> **AIM**
Would you transcribe the whole listing exactly, minus its pictures?

> **SOURCE DATA**
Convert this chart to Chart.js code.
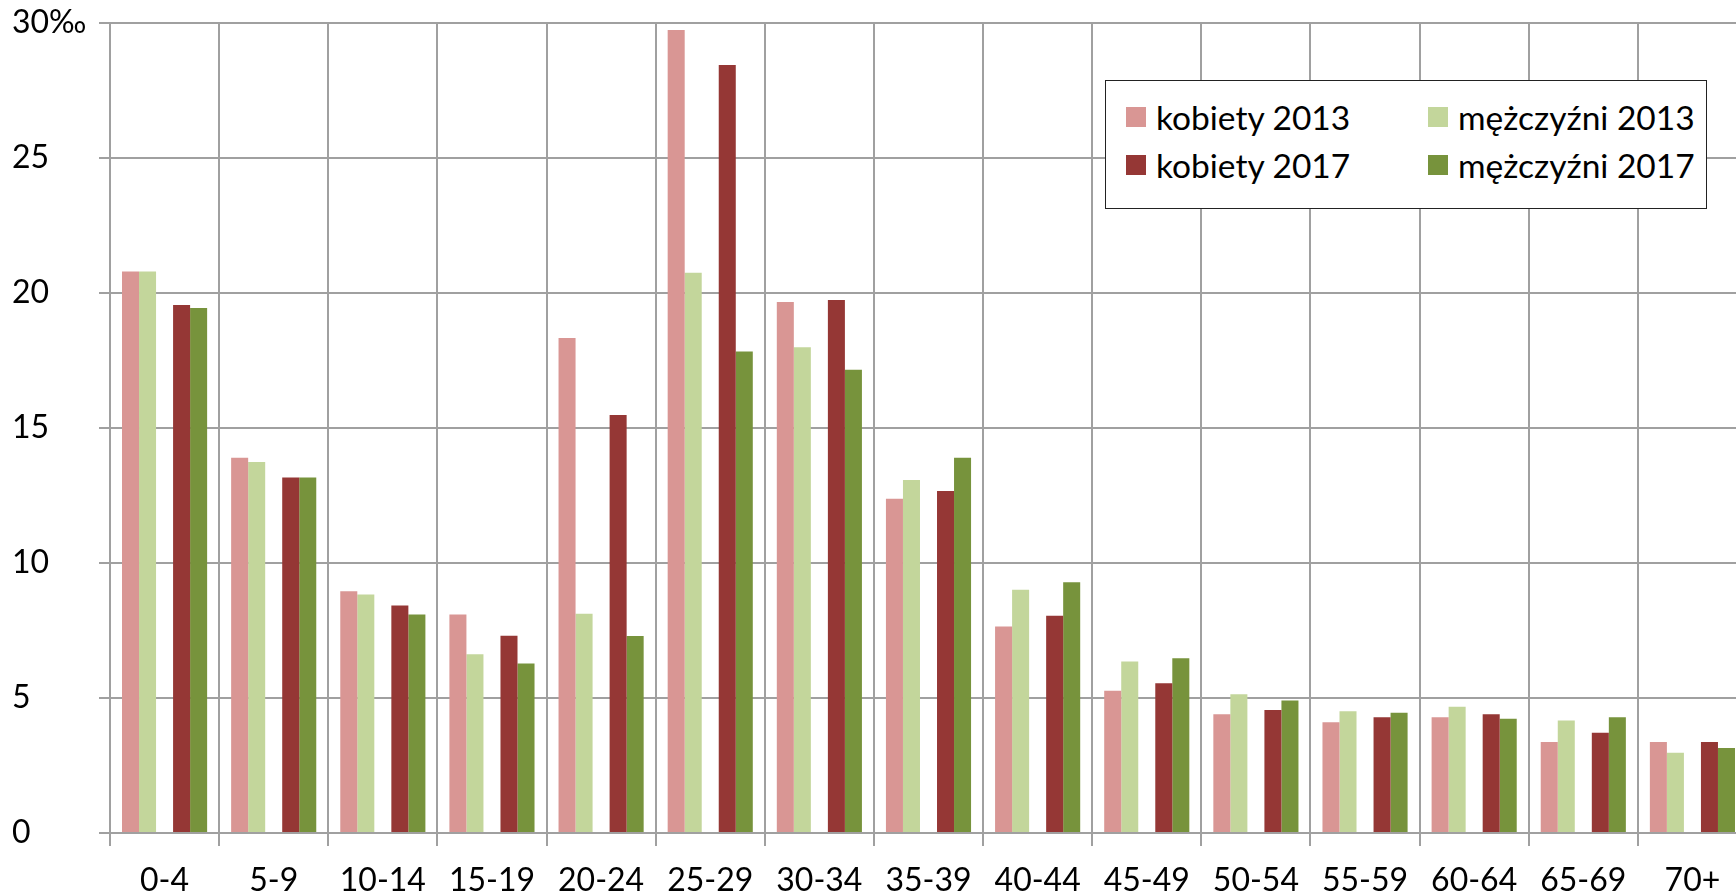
<!DOCTYPE html>
<html lang="pl">
<head>
  <meta charset="UTF-8" />
  <title>Współczynniki migracji według wieku</title>
  <script src="https://cdn.jsdelivr.net/npm/chart.js"></script>
  <style>
    html, body {
      margin: 0;
      padding: 0;
      background: #ffffff;
      overflow: hidden;
    }

    .wrap {
      position: relative;
      width: 1760px;
      height: 895px;
    }

    #legend {
      position: absolute;
      left: 1105px;
      top: 80px;
      width: 602px;
      height: 129px;
      border: 1.5px solid #222;
      background: #fff;
      font-family: Lato, sans-serif;
      font-size: 33.5px;
      color: #000;
      box-sizing: border-box;
    }

    #legend .item {
      position: absolute;
      display: flex;
      align-items: center;
      white-space: nowrap;
    }

    #legend .box {
      width: 20px;
      height: 20px;
      margin-right: 10px;
    }
  </style>
</head>
<body>
  <div class="wrap">
    <canvas id="chart" width="1760" height="895"></canvas>
    <div id="legend"></div>
  </div>

  <script>
    // dane
    const ageGroups = ['0-4', '5-9', '10-14', '15-19', '20-24', '25-29', '30-34', '35-39',
                       '40-44', '45-49', '50-54', '55-59', '60-64', '65-69', '70+'];
    const kobiety2013 = [20.8, 13.9, 8.95, 8.09, 18.33, 29.74, 19.67, 12.38, 7.65, 5.27, 4.40, 4.10, 4.29, 3.37, 3.37];
    const mezczyzni2013 = [20.8, 13.74, 8.83, 6.62, 8.12, 20.75, 17.99, 13.07, 9.01, 6.35, 5.14, 4.51, 4.68, 4.17, 2.97];
    const kobiety2017 = [19.56, 13.17, 8.43, 7.31, 15.48, 28.44, 19.74, 12.67, 8.05, 5.55, 4.56, 4.29, 4.40, 3.71, 3.37];
    const mezczyzni2017 = [19.44, 13.17, 8.09, 6.28, 7.30, 17.83, 17.16, 13.90, 9.29, 6.47, 4.91, 4.45, 4.23, 4.29, 3.15];
    const yTickLabels = { 0: '0', 5: '5', 10: '10', 15: '15', 20: '20', 25: '25', 30: '30‰' };

    const FONT = 'Lato, sans-serif';
    const GRID = '#a0a0a0';

    const series = [
      { label: 'kobiety 2013', data: kobiety2013, color: '#d99694' },
      { label: 'mężczyźni 2013', data: mezczyzni2013, color: '#c3d69b' },
      { label: '', data: ageGroups.map(() => null), color: 'rgba(0,0,0,0)' }, // przerwa
      { label: 'kobiety 2017', data: kobiety2017, color: '#953735' },
      { label: 'mężczyźni 2017', data: mezczyzni2017, color: '#77933c' }
    ];

    const ctx = document.getElementById('chart').getContext('2d');

    new Chart(ctx, {
      type: 'bar',
      data: {
        labels: ageGroups,
        datasets: series.map(s => ({
          label: s.label,
          data: s.data,
          backgroundColor: s.color,
          borderWidth: 0,
          categoryPercentage: 0.78,
          barPercentage: 1.0
        }))
      },
      options: {
        responsive: false,
        animation: false,
        layout: { padding: { left: 12, top: 23, right: 13, bottom: 0 } },
        plugins: {
          legend: { display: false },
          tooltip: { enabled: false }
        },
        scales: {
          x: {
            grid: {
              offset: true,
              color: GRID,
              lineWidth: 2,
              tickLength: 13
            },
            border: { color: GRID, width: 2 },
            ticks: {
              color: '#000',
              font: { family: FONT, size: 32 },
              padding: 15,
              maxRotation: 0,
              autoSkip: false
            },
            afterFit: scale => { scale.height = 62; }
          },
          y: {
            min: 0,
            max: 30,
            grid: { color: GRID, lineWidth: 2, tickLength: 11 },
            border: { color: GRID, width: 2 },
            ticks: {
              stepSize: 5,
              color: '#000',
              crossAlign: 'far',
              font: { family: FONT, size: 32 },
              callback: v => yTickLabels[v] ?? v
            },
            afterFit: scale => { scale.width = 98; }
          }
        }
      }
    });

    // legenda
    const legend = document.getElementById('legend');
    const legendPos = [
      { i: 0, left: 20, top: 16 },
      { i: 1, left: 322, top: 16 },
      { i: 3, left: 20, top: 64 },
      { i: 4, left: 322, top: 64 }
    ];
    legendPos.forEach(p => {
      const el = document.createElement('div');
      el.className = 'item';
      el.style.left = p.left + 'px';
      el.style.top = p.top + 'px';
      el.innerHTML = '<span class="box" style="background:' + series[p.i].color + '"></span>' + series[p.i].label;
      legend.appendChild(el);
    });
  </script>
</body>
</html>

> **TASK RESULT**
Convert this chart to Chart.js code.
<!DOCTYPE html>
<html lang="pl">
<head>
  <meta charset="UTF-8" />
  <title>Współczynniki migracji według wieku</title>
  <script src="https://cdn.jsdelivr.net/npm/chart.js"></script>
  <style>
    html, body {
      margin: 0;
      padding: 0;
      background: #ffffff;
      overflow: hidden;
    }

    .wrap {
      position: relative;
      width: 1760px;
      height: 895px;
    }

    #legend {
      position: absolute;
      left: 1105px;
      top: 80px;
      width: 602px;
      height: 129px;
      border: 1.5px solid #222;
      background: #fff;
      font-family: Lato, sans-serif;
      font-size: 33.5px;
      color: #000;
      box-sizing: border-box;
    }

    #legend .item {
      position: absolute;
      display: flex;
      align-items: center;
      white-space: nowrap;
    }

    #legend .box {
      width: 20px;
      height: 20px;
      margin-right: 10px;
    }
  </style>
</head>
<body>
  <div class="wrap">
    <canvas id="chart" width="1760" height="895"></canvas>
    <div id="legend"></div>
  </div>

  <script>
    // dane
    const ageGroups = ['0-4', '5-9', '10-14', '15-19', '20-24', '25-29', '30-34', '35-39',
                       '40-44', '45-49', '50-54', '55-59', '60-64', '65-69', '70+'];
    const kobiety2013 = [20.8, 13.9, 8.95, 8.09, 18.33, 29.74, 19.67, 12.38, 7.65, 5.27, 4.40, 4.10, 4.29, 3.37, 3.37];
    const mezczyzni2013 = [20.8, 13.74, 8.83, 6.62, 8.12, 20.75, 17.99, 13.07, 9.01, 6.35, 5.14, 4.51, 4.68, 4.17, 2.97];
    const kobiety2017 = [19.56, 13.17, 8.43, 7.31, 15.48, 28.44, 19.74, 12.67, 8.05, 5.55, 4.56, 4.29, 4.40, 3.71, 3.37];
    const mezczyzni2017 = [19.44, 13.17, 8.09, 6.28, 7.30, 17.83, 17.16, 13.90, 9.29, 6.47, 4.91, 4.45, 4.23, 4.29, 3.15];
    const yTickLabels = { 0: '0', 5: '5', 10: '10', 15: '15', 20: '20', 25: '25', 30: '30‰' };

    const FONT = 'Lato, sans-serif';
    const GRID = '#a0a0a0';

    const series = [
      { label: 'kobiety 2013', data: kobiety2013, color: '#d99694' },
      { label: 'mężczyźni 2013', data: mezczyzni2013, color: '#c3d69b' },
      { label: '', data: ageGroups.map(() => null), color: 'rgba(0,0,0,0)' }, // przerwa
      { label: 'kobiety 2017', data: kobiety2017, color: '#953735' },
      { label: 'mężczyźni 2017', data: mezczyzni2017, color: '#77933c' }
    ];

    const ctx = document.getElementById('chart').getContext('2d');

    new Chart(ctx, {
      type: 'bar',
      data: {
        labels: ageGroups,
        datasets: series.map(s => ({
          label: s.label,
          data: s.data,
          backgroundColor: s.color,
          borderWidth: 0,
          categoryPercentage: 0.78,
          barPercentage: 1.0
        }))
      },
      options: {
        responsive: false,
        animation: false,
        layout: { padding: { left: 12, top: 23, right: 13, bottom: 0 } },
        plugins: {
          legend: { display: false },
          tooltip: { enabled: false }
        },
        scales: {
          x: {
            grid: {
              offset: true,
              color: GRID,
              lineWidth: 2,
              tickLength: 13
            },
            border: { color: GRID, width: 2 },
            ticks: {
              color: '#000',
              font: { family: FONT, size: 32 },
              padding: 15,
              maxRotation: 0,
              autoSkip: false
            },
            afterFit: scale => { scale.height = 62; }
          },
          y: {
            min: 0,
            max: 30,
            grid: { color: GRID, lineWidth: 2, tickLength: 11 },
            border: { color: GRID, width: 2 },
            ticks: {
              stepSize: 5,
              color: '#000',
              crossAlign: 'far',
              font: { family: FONT, size: 32 },
              callback: v => yTickLabels[v] ?? v
            },
            afterFit: scale => { scale.width = 98; }
          }
        }
      }
    });

    // legenda
    const legend = document.getElementById('legend');
    const legendPos = [
      { i: 0, left: 20, top: 16 },
      { i: 1, left: 322, top: 16 },
      { i: 3, left: 20, top: 64 },
      { i: 4, left: 322, top: 64 }
    ];
    legendPos.forEach(p => {
      const el = document.createElement('div');
      el.className = 'item';
      el.style.left = p.left + 'px';
      el.style.top = p.top + 'px';
      el.innerHTML = '<span class="box" style="background:' + series[p.i].color + '"></span>' + series[p.i].label;
      legend.appendChild(el);
    });
  </script>
</body>
</html>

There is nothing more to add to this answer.